>> Begin
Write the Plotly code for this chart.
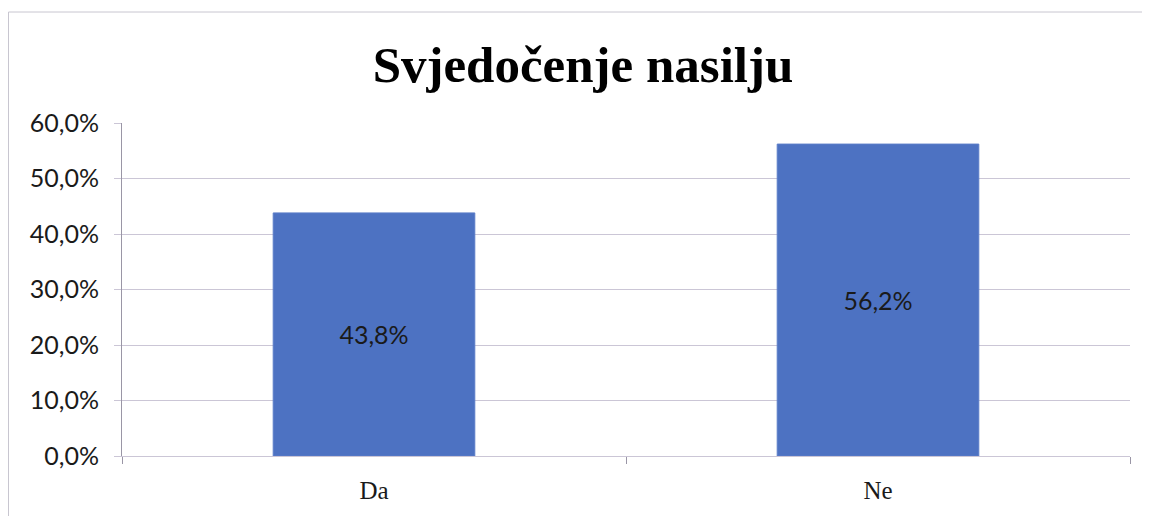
import plotly.graph_objects as go

# Chart data
categories = ["Da", "Ne"]
values = [43.8, 56.2]
value_labels = ["43,8%", "56,2%"]
tick_values = [0, 10, 20, 30, 40, 50, 60]
tick_labels = ["0,0%", "10,0%", "20,0%", "30,0%", "40,0%", "50,0%", "60,0%"]

bar_color = "#4D72C2"
grid_color = "#CBC6D6"
sans = "Lato, 'Open Sans', sans-serif"
serif = "'Liberation Serif', 'DejaVu Serif', serif"

# page has an 8px body margin, so the figure is sized / offset for it
W, H = 1142, 508

fig = go.Figure(
    go.Bar(
        x=categories,
        y=values,
        text=value_labels,
        textposition="inside",
        insidetextanchor="middle",
        textfont=dict(family=sans, size=25, color="#1a1a1a"),
        marker=dict(color=bar_color, line=dict(color="#5B7DC8", width=1)),
        hoverinfo="skip",
    )
)

fig.update_layout(
    width=W,
    height=H,
    margin=dict(l=114, r=W - 1122, t=115, b=H - 448, autoexpand=False),
    paper_bgcolor="white",
    plot_bgcolor="white",
    bargap=0.6,
    showlegend=False,
    title=dict(
        text="<b>Svjedočenje nasilju</b>",
        font=dict(family=serif, size=51, color="black"),
        xref="container",
        yref="container",
        x=575 / W,
        y=1 - 56 / H,
        xanchor="center",
        yanchor="middle",
    ),
)

fig.update_xaxes(
    showgrid=False,
    showline=True,
    linecolor=grid_color,
    linewidth=1,
    ticks="outside",
    tickson="boundaries",
    ticklen=7,
    tickcolor="#9a96a6",
    ticklabelstandoff=12,
    tickfont=dict(family=serif, size=25, color="#1a1a1a"),
)

fig.update_yaxes(
    range=[0, 60],
    tickvals=tick_values,
    ticktext=tick_labels,
    showgrid=True,
    gridcolor=grid_color,
    gridwidth=1,
    showline=True,
    linecolor="#9a96a6",
    linewidth=1,
    ticks="outside",
    ticklen=7,
    tickcolor=grid_color,
    ticklabelstandoff=10,
    tickfont=dict(family=sans, size=25, color="#1a1a1a"),
    zeroline=False,
)

# Outer chart border (top and left edges visible in the original)
fig.add_shape(
    type="rect",
    xref="paper",
    yref="paper",
    x0=(0.5 - 114) / 1008,
    x1=1.2,
    y0=-0.5,
    y1=(448 - 4) / 333,
    line=dict(color="#C8C6D0", width=1),
    layer="below",
)

fig.write_html("out.html")
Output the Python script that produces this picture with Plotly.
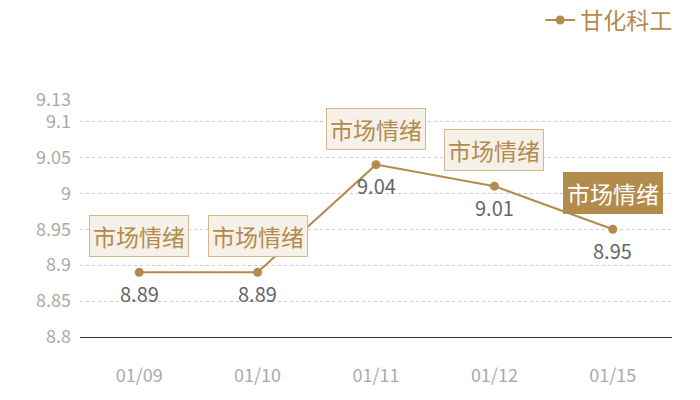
import plotly.graph_objects as go

categories = ["01/09", "01/10", "01/11", "01/12", "01/15"]
values = [8.89, 8.89, 9.04, 9.01, 8.95]
series_name = "甘化科工"
note_text = "市场情绪"
y_ticks = [8.8, 8.85, 8.9, 8.95, 9.0, 9.05, 9.1, 9.13]
y_tick_labels = ["8.8", "8.85", "8.9", "8.95", "9", "9.05", "9.1", "9.13"]

gold = "#b38b4d"
font_family = "Noto Sans CJK SC, Noto Sans, sans-serif"

fig = go.Figure()
fig.add_trace(go.Scatter(
    x=categories, y=values, mode="lines+markers", name=series_name,
    line=dict(color=gold, width=2),
    marker=dict(color=gold, size=9),
    cliponaxis=False,
))

annotations = []
for i, (c, v) in enumerate(zip(categories, values)):
    last = i == len(categories) - 1
    annotations.append(dict(
        x=c, y=v, xref="x", yref="y", text=note_text, showarrow=False,
        yshift=36,
        font=dict(family=font_family, size=23, color="#ffffff" if last else gold),
        bgcolor=gold if last else "#f5f0e8",
        bordercolor=gold if last else "#d2b88e",
        borderwidth=1, borderpad=3,
    ))
    annotations.append(dict(
        x=c, y=v, xref="x", yref="y", text=f"{v:.2f}", showarrow=False,
        yshift=-21,
        font=dict(family=font_family, size=20, color="#666666"),
    ))

fig.update_layout(
    width=700, height=400,
    margin=dict(l=72, r=36, t=92, b=71, autoexpand=False),
    paper_bgcolor="white", plot_bgcolor="white",
    font=dict(family=font_family),
    showlegend=True,
    legend=dict(x=0.956, xanchor="right", xref="container",
                y=0.97, yanchor="middle", yref="container",
                font=dict(size=23, color=gold, family=font_family),
                bgcolor="rgba(0,0,0,0)", itemwidth=30),
    annotations=annotations,
    xaxis=dict(
        type="category", range=[-0.5, 4.5], showgrid=False, showline=True,
        linecolor="#333333", linewidth=1, ticks="",
        tickfont=dict(size=18, color="#aaaaaa"),
        ticklabelstandoff=22, zeroline=False,
    ),
    yaxis=dict(
        range=[8.8, 9.13], tickvals=y_ticks, ticktext=y_tick_labels,
        showgrid=True, gridcolor="#cccccc", griddash="dot", gridwidth=1,
        zeroline=False, showline=False, ticks="",
        tickfont=dict(size=18, color="#aaaaaa"), ticklabelstandoff=8,
    ),
)

fig.write_html("out.html")
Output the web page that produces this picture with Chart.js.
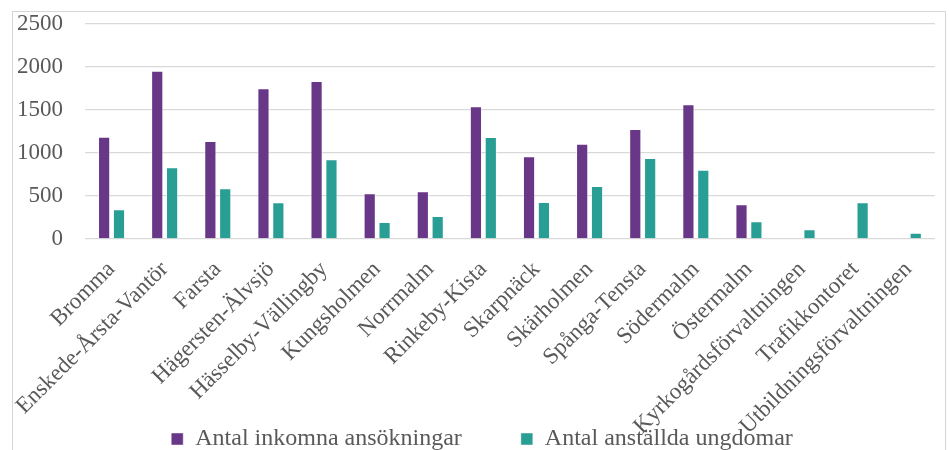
>> End
■ PROBLEM TO SOLVE ■
What is needed is an exact reproduction of the data, pictures excluded.

■ WRITTEN RESPONSE ■
Write the Plotly code for this chart.
import plotly.graph_objects as go

# Chart data
categories = ["Da", "Ne"]
values = [43.8, 56.2]
value_labels = ["43,8%", "56,2%"]
tick_values = [0, 10, 20, 30, 40, 50, 60]
tick_labels = ["0,0%", "10,0%", "20,0%", "30,0%", "40,0%", "50,0%", "60,0%"]

bar_color = "#4D72C2"
grid_color = "#CBC6D6"
sans = "Lato, 'Open Sans', sans-serif"
serif = "'Liberation Serif', 'DejaVu Serif', serif"

# page has an 8px body margin, so the figure is sized / offset for it
W, H = 1142, 508

fig = go.Figure(
    go.Bar(
        x=categories,
        y=values,
        text=value_labels,
        textposition="inside",
        insidetextanchor="middle",
        textfont=dict(family=sans, size=25, color="#1a1a1a"),
        marker=dict(color=bar_color, line=dict(color="#5B7DC8", width=1)),
        hoverinfo="skip",
    )
)

fig.update_layout(
    width=W,
    height=H,
    margin=dict(l=114, r=W - 1122, t=115, b=H - 448, autoexpand=False),
    paper_bgcolor="white",
    plot_bgcolor="white",
    bargap=0.6,
    showlegend=False,
    title=dict(
        text="<b>Svjedočenje nasilju</b>",
        font=dict(family=serif, size=51, color="black"),
        xref="container",
        yref="container",
        x=575 / W,
        y=1 - 56 / H,
        xanchor="center",
        yanchor="middle",
    ),
)

fig.update_xaxes(
    showgrid=False,
    showline=True,
    linecolor=grid_color,
    linewidth=1,
    ticks="outside",
    tickson="boundaries",
    ticklen=7,
    tickcolor="#9a96a6",
    ticklabelstandoff=12,
    tickfont=dict(family=serif, size=25, color="#1a1a1a"),
)

fig.update_yaxes(
    range=[0, 60],
    tickvals=tick_values,
    ticktext=tick_labels,
    showgrid=True,
    gridcolor=grid_color,
    gridwidth=1,
    showline=True,
    linecolor="#9a96a6",
    linewidth=1,
    ticks="outside",
    ticklen=7,
    tickcolor=grid_color,
    ticklabelstandoff=10,
    tickfont=dict(family=sans, size=25, color="#1a1a1a"),
    zeroline=False,
)

# Outer chart border (top and left edges visible in the original)
fig.add_shape(
    type="rect",
    xref="paper",
    yref="paper",
    x0=(0.5 - 114) / 1008,
    x1=1.2,
    y0=-0.5,
    y1=(448 - 4) / 333,
    line=dict(color="#C8C6D0", width=1),
    layer="below",
)

fig.write_html("out.html")
Output the Python script that produces this picture with Plotly.
import plotly.graph_objects as go

categories = ["01/09", "01/10", "01/11", "01/12", "01/15"]
values = [8.89, 8.89, 9.04, 9.01, 8.95]
series_name = "甘化科工"
note_text = "市场情绪"
y_ticks = [8.8, 8.85, 8.9, 8.95, 9.0, 9.05, 9.1, 9.13]
y_tick_labels = ["8.8", "8.85", "8.9", "8.95", "9", "9.05", "9.1", "9.13"]

gold = "#b38b4d"
font_family = "Noto Sans CJK SC, Noto Sans, sans-serif"

fig = go.Figure()
fig.add_trace(go.Scatter(
    x=categories, y=values, mode="lines+markers", name=series_name,
    line=dict(color=gold, width=2),
    marker=dict(color=gold, size=9),
    cliponaxis=False,
))

annotations = []
for i, (c, v) in enumerate(zip(categories, values)):
    last = i == len(categories) - 1
    annotations.append(dict(
        x=c, y=v, xref="x", yref="y", text=note_text, showarrow=False,
        yshift=36,
        font=dict(family=font_family, size=23, color="#ffffff" if last else gold),
        bgcolor=gold if last else "#f5f0e8",
        bordercolor=gold if last else "#d2b88e",
        borderwidth=1, borderpad=3,
    ))
    annotations.append(dict(
        x=c, y=v, xref="x", yref="y", text=f"{v:.2f}", showarrow=False,
        yshift=-21,
        font=dict(family=font_family, size=20, color="#666666"),
    ))

fig.update_layout(
    width=700, height=400,
    margin=dict(l=72, r=36, t=92, b=71, autoexpand=False),
    paper_bgcolor="white", plot_bgcolor="white",
    font=dict(family=font_family),
    showlegend=True,
    legend=dict(x=0.956, xanchor="right", xref="container",
                y=0.97, yanchor="middle", yref="container",
                font=dict(size=23, color=gold, family=font_family),
                bgcolor="rgba(0,0,0,0)", itemwidth=30),
    annotations=annotations,
    xaxis=dict(
        type="category", range=[-0.5, 4.5], showgrid=False, showline=True,
        linecolor="#333333", linewidth=1, ticks="",
        tickfont=dict(size=18, color="#aaaaaa"),
        ticklabelstandoff=22, zeroline=False,
    ),
    yaxis=dict(
        range=[8.8, 9.13], tickvals=y_ticks, ticktext=y_tick_labels,
        showgrid=True, gridcolor="#cccccc", griddash="dot", gridwidth=1,
        zeroline=False, showline=False, ticks="",
        tickfont=dict(size=18, color="#aaaaaa"), ticklabelstandoff=8,
    ),
)

fig.write_html("out.html")
Output the web page that produces this picture with Chart.js.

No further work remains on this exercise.